Plaintiff now seeks to remand the case back to state court. Plaintiff argues that Defendant has not established that its principal place of business is not California—a fact necessary to establish diversity of citizenship between the parties. Plaintiff further argues that she directed all of her complaints to supervisors and managers of VITAS Healthcare of California and the Human Resources Department was located in the Encino Office in California. Plaintiff had no contact with any supervisors, directors or human resources staff outside of California.
III. LEGAL STANDARD
A defendant may remove a civil action filed in state court to federal court. 28 U.S.C. § 1441(a). The removal statute is strictly construed against removal. Takeda v. Nw. Nat. Life Ins. Co., 765 F.2d 815, 818 (9th Cir. 1985). If any doubt exists as to the right of removal, federal jurisdiction must be rejected. Gaus v. Miles, Inc., 980 F.2d. 564, 566-67 (9th Cir. 1992).
For an action based on diversity of citizenship, the parties must be citizens of different states and involves an amount in controversy over $75,000. 28 U.S.C. § 1332(a)(1). A corporation is a citizen of both (1) the State where it is incorporated, and (2) the State where it has its principal place of business. 28 U.S.C. § 1332(c)(1). As a rule, the parent company and its subsidiary are treated as distinct entities. Thus, in a suit involving a subsidiary, the Court will look to the state of incorporation and principal place of business of the subsidiary, and not its parent. Danjaq, S.A. v. Pathe Communications Corp., 979 F.2d 772, 775 (9th Cir. 1992).
The Supreme Court in Hertz Corp. v. Friend adopted the "nerve center" test to determine where the principal place of business is located. "Principal place of business" means "the place where a corporation's high-level officers direct, control, and coordinate the corporation's activities" or "the nerve center." Hertz Corp. v. Friend, 559 U.S. 77, 78 (2010). The Court added that a corporation's "nerve center" usually will be the corporation's headquarters. Id.
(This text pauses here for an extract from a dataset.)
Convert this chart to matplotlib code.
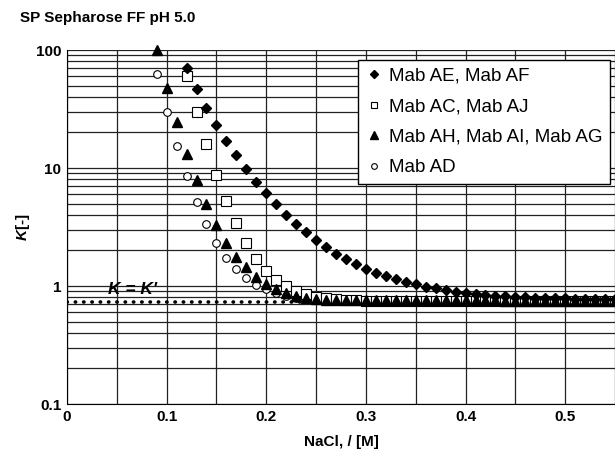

However, the nerve center is the headquarters provided that the headquarters is "the actual center of direction, control and coordination... and not simply an office where the corporation holds its board meetings." Id. The Court further clarifies that jurisdictional manipulation will not be tolerated. The Court stated that if the alleged nerve center turns out to be "nothing more than a mail drop box, a bare office with a computer, or the location of an annual executive retreat - the court should instead take as the 'nerve center' the place of actual direction, control, and coordination, in the absence of such manipulation." Id.
The burden for establishing diversity of jurisdiction remains with the Defendant. Hertz., at 96. "Competent proof" must be provided to support their allegations. "[T]he mere filling of a form" for example, "the Securities and Exchange Commission's Form 10-K listing a corporation's principal executive offices without more would not be sufficient proof to establish a corporation's nerve center." Id. at 97.
IV. DISCUSSION
In this case, it is undisputed that Plaintiff is a citizen of California and that VITAS Healthcare of California is incorporated in Delaware. But the parties disagree on where Defendant's principal place of business is located. Plaintiff argues that Defendant's principal place of business is in California - not where its headquarters is located. (Mot. 1:9-12). Defendant claims that its principal place of business is the headquarters in Miami, Florida, and that its office in Encino, California is merely an administrative office. (Opp'n. 5:8-9).
Although Defendant has the burden of proving diversity of jurisdiction as the party asserting federal jurisdiction, the only evidence it has put forward is a declaration of Dean Robertson, the Assistant Vice President, Senior Corporate Counsel of VITAS Healthcare Corporation and a 10-K form for Chemed Corporation. See Robertson Decl. (Dkt. No. 9-1) and Exh. D thereto.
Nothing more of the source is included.